# start of MATERIAL
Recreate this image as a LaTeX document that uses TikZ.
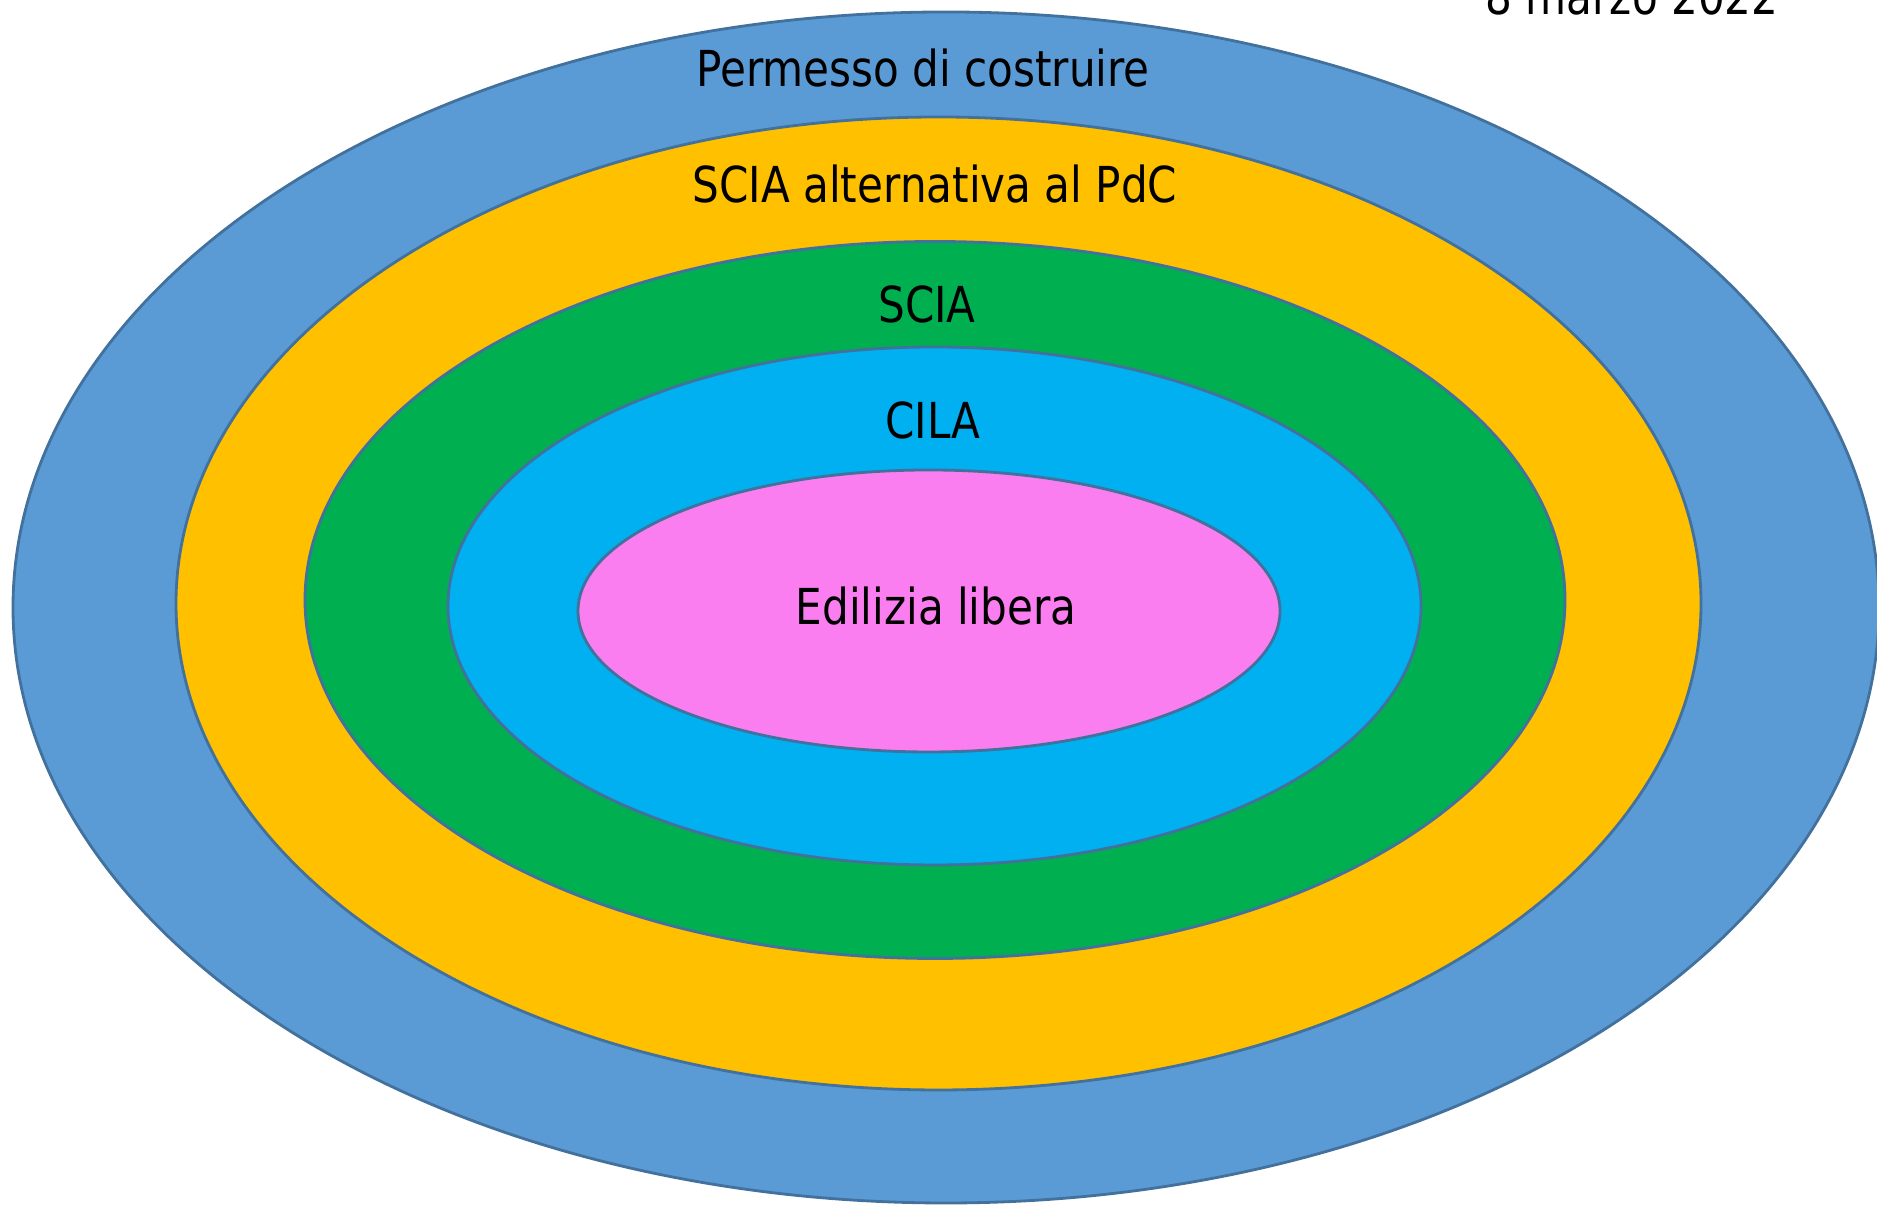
\documentclass[tikz,border=0pt]{standalone}
\usepackage{fontspec}
\setmainfont{DejaVu Sans}[FakeStretch=0.85]
\definecolor{bluPdC}{HTML}{5B9BD5}
\definecolor{gialloSCIA}{HTML}{FFC000}
\definecolor{verdeSCIA}{HTML}{00B050}
\definecolor{azzurroCILA}{HTML}{00B0F0}
\definecolor{rosaEL}{HTML}{FA7EF0}
\definecolor{bordo}{HTML}{41719C}
\tikzset{
	cerchio/.style={draw=bordo,line width=0.8pt},
	etichetta/.style={anchor=base,inner sep=0pt,font=\fontsize{14.1}{16}\selectfont}
}

\begin{document}
\begin{tikzpicture}[line cap=round,line join=round,x=1.0cm,y=1.0cm]
		\useasboundingbox (0,0) rectangle (18.77,12.05);
		\draw [cerchio,fill=bluPdC] (9.46,5.975) ellipse (9.33cm and 5.955cm);
		\draw [cerchio,fill=gialloSCIA] (9.385,6.015) ellipse (7.625cm and 4.865cm);
		\draw [cerchio,fill=verdeSCIA] (9.35,6.05) ellipse (6.30cm and 3.585cm);
		\draw [cerchio,fill=azzurroCILA] (9.345,5.99) ellipse (4.865cm and 2.59cm);
		\draw [cerchio,fill=rosaEL] (9.29,5.94) ellipse (3.51cm and 1.41cm);
		\node[etichetta] (pdc) at (9.23,11.18) {Permesso di costruire};
		\node[etichetta] (sciaalt) at (9.35,10.02) {SCIA alternativa al PdC};
		\node[etichetta] (scia) at (9.27,8.82) {SCIA};
		\node[etichetta] (cila) at (9.33,7.66) {CILA};
		\node[etichetta] (edlib) at (9.36,5.80) {Edilizia libera};
		\node[etichetta] (data) at (16.32,11.90) {8 marzo 2022};
	\end{tikzpicture}
\end{document}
# end of MATERIAL
TO BE DONE>
Return each line of the data, keeping its wording exact and omitting pictures.

THE RESPONSE>
Recreate this image as a LaTeX document that uses TikZ.
\documentclass[tikz,border=0pt]{standalone}
\usepackage{fontspec}
\setmainfont{DejaVu Sans}[FakeStretch=0.85]
\definecolor{bluPdC}{HTML}{5B9BD5}
\definecolor{gialloSCIA}{HTML}{FFC000}
\definecolor{verdeSCIA}{HTML}{00B050}
\definecolor{azzurroCILA}{HTML}{00B0F0}
\definecolor{rosaEL}{HTML}{FA7EF0}
\definecolor{bordo}{HTML}{41719C}
\tikzset{
	cerchio/.style={draw=bordo,line width=0.8pt},
	etichetta/.style={anchor=base,inner sep=0pt,font=\fontsize{14.1}{16}\selectfont}
}

\begin{document}
\begin{tikzpicture}[line cap=round,line join=round,x=1.0cm,y=1.0cm]
		\useasboundingbox (0,0) rectangle (18.77,12.05);
		\draw [cerchio,fill=bluPdC] (9.46,5.975) ellipse (9.33cm and 5.955cm);
		\draw [cerchio,fill=gialloSCIA] (9.385,6.015) ellipse (7.625cm and 4.865cm);
		\draw [cerchio,fill=verdeSCIA] (9.35,6.05) ellipse (6.30cm and 3.585cm);
		\draw [cerchio,fill=azzurroCILA] (9.345,5.99) ellipse (4.865cm and 2.59cm);
		\draw [cerchio,fill=rosaEL] (9.29,5.94) ellipse (3.51cm and 1.41cm);
		\node[etichetta] (pdc) at (9.23,11.18) {Permesso di costruire};
		\node[etichetta] (sciaalt) at (9.35,10.02) {SCIA alternativa al PdC};
		\node[etichetta] (scia) at (9.27,8.82) {SCIA};
		\node[etichetta] (cila) at (9.33,7.66) {CILA};
		\node[etichetta] (edlib) at (9.36,5.80) {Edilizia libera};
		\node[etichetta] (data) at (16.32,11.90) {8 marzo 2022};
	\end{tikzpicture}
\end{document}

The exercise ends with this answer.